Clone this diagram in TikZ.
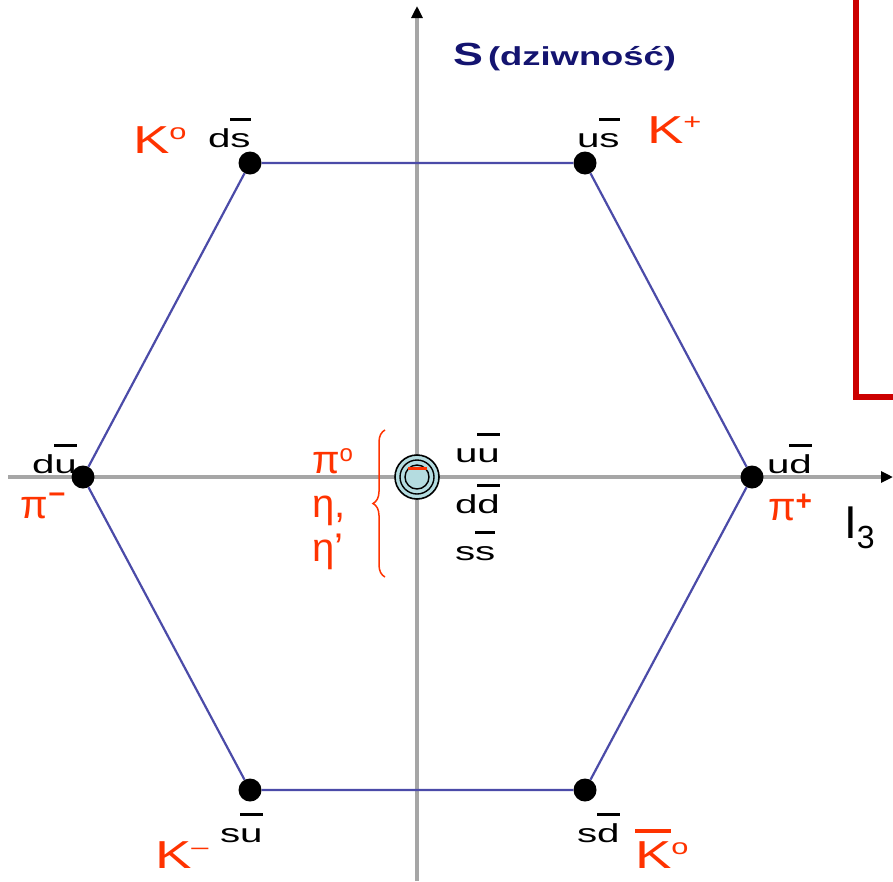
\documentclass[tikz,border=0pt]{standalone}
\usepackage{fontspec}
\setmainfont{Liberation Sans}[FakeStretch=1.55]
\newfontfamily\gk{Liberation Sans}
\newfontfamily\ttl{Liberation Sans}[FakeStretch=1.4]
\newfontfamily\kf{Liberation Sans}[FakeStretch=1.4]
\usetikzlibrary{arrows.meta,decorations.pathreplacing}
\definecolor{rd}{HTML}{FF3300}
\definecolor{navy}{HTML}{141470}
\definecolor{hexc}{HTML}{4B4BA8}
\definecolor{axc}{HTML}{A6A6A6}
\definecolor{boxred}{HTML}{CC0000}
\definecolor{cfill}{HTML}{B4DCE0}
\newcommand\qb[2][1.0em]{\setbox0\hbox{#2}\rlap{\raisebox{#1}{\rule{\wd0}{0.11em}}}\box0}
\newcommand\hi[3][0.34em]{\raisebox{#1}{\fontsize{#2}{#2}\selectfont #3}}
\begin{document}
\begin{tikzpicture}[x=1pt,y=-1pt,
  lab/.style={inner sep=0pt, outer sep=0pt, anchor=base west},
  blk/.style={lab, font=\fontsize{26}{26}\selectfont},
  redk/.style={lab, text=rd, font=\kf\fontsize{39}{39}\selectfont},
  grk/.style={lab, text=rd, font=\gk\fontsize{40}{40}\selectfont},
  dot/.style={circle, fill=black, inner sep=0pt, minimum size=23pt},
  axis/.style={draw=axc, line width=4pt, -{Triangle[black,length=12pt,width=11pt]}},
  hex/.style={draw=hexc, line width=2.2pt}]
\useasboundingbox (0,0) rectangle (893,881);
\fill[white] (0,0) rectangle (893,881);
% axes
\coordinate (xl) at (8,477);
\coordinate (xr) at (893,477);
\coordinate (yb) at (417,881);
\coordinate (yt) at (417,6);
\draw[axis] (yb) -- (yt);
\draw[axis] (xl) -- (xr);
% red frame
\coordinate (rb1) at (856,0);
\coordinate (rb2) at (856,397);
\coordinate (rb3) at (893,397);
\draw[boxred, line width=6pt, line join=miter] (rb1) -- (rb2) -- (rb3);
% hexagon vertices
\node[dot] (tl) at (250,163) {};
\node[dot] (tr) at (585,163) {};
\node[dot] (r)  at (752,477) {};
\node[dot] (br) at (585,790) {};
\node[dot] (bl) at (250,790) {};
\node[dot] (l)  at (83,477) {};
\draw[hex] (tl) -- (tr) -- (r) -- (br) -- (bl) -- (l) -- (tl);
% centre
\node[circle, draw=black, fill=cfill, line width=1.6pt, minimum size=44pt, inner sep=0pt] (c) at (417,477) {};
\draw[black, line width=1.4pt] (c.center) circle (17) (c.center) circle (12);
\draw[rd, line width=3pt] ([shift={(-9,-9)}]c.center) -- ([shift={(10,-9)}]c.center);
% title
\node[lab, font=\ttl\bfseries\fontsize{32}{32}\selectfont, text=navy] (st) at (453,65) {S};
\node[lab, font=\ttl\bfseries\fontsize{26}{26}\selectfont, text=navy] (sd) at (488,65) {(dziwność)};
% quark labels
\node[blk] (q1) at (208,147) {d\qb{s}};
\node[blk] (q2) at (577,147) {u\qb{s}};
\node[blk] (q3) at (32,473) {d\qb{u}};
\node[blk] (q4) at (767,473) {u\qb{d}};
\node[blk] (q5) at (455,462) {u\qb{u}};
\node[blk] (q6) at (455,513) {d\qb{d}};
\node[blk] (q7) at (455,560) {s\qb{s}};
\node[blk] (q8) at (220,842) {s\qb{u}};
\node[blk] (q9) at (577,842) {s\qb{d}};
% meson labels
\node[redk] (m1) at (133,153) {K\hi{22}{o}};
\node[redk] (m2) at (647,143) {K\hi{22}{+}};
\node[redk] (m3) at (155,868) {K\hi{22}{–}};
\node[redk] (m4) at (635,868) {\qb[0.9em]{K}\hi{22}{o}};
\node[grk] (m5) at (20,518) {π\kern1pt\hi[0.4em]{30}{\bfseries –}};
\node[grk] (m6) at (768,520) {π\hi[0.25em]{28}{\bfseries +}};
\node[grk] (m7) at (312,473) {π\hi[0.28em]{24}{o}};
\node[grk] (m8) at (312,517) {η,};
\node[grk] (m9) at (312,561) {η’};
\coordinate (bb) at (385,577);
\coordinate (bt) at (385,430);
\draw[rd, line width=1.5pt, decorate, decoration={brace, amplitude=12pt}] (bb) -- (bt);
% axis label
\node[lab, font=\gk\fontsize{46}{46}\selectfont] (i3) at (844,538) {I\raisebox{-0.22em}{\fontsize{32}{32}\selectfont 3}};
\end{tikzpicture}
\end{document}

...

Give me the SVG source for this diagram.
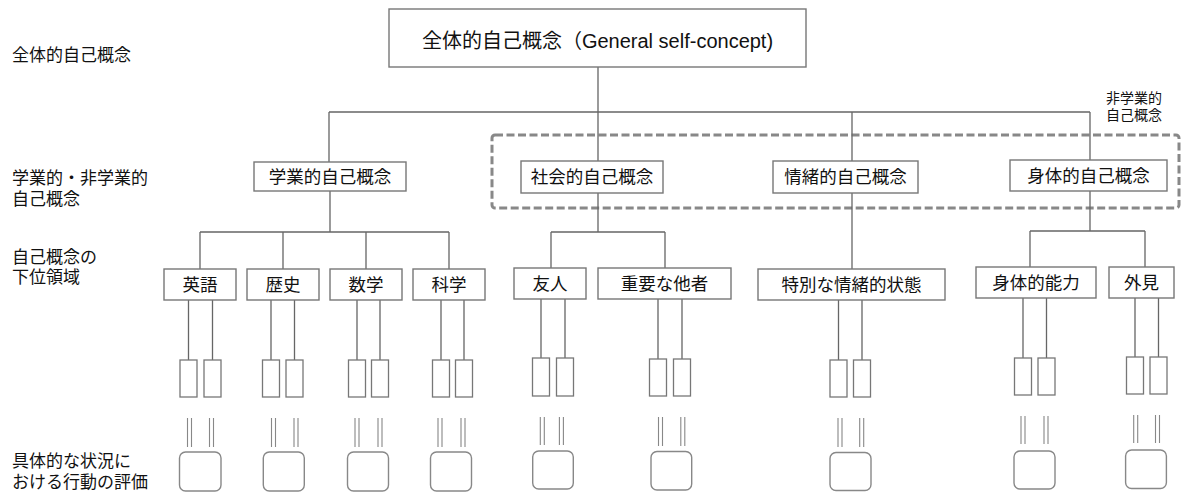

## OBJECTIVE
List every line above that contains the word "diagram".

## FULL SOLUTION
Clone this diagram in TikZ.
Give me the SVG source for this diagram.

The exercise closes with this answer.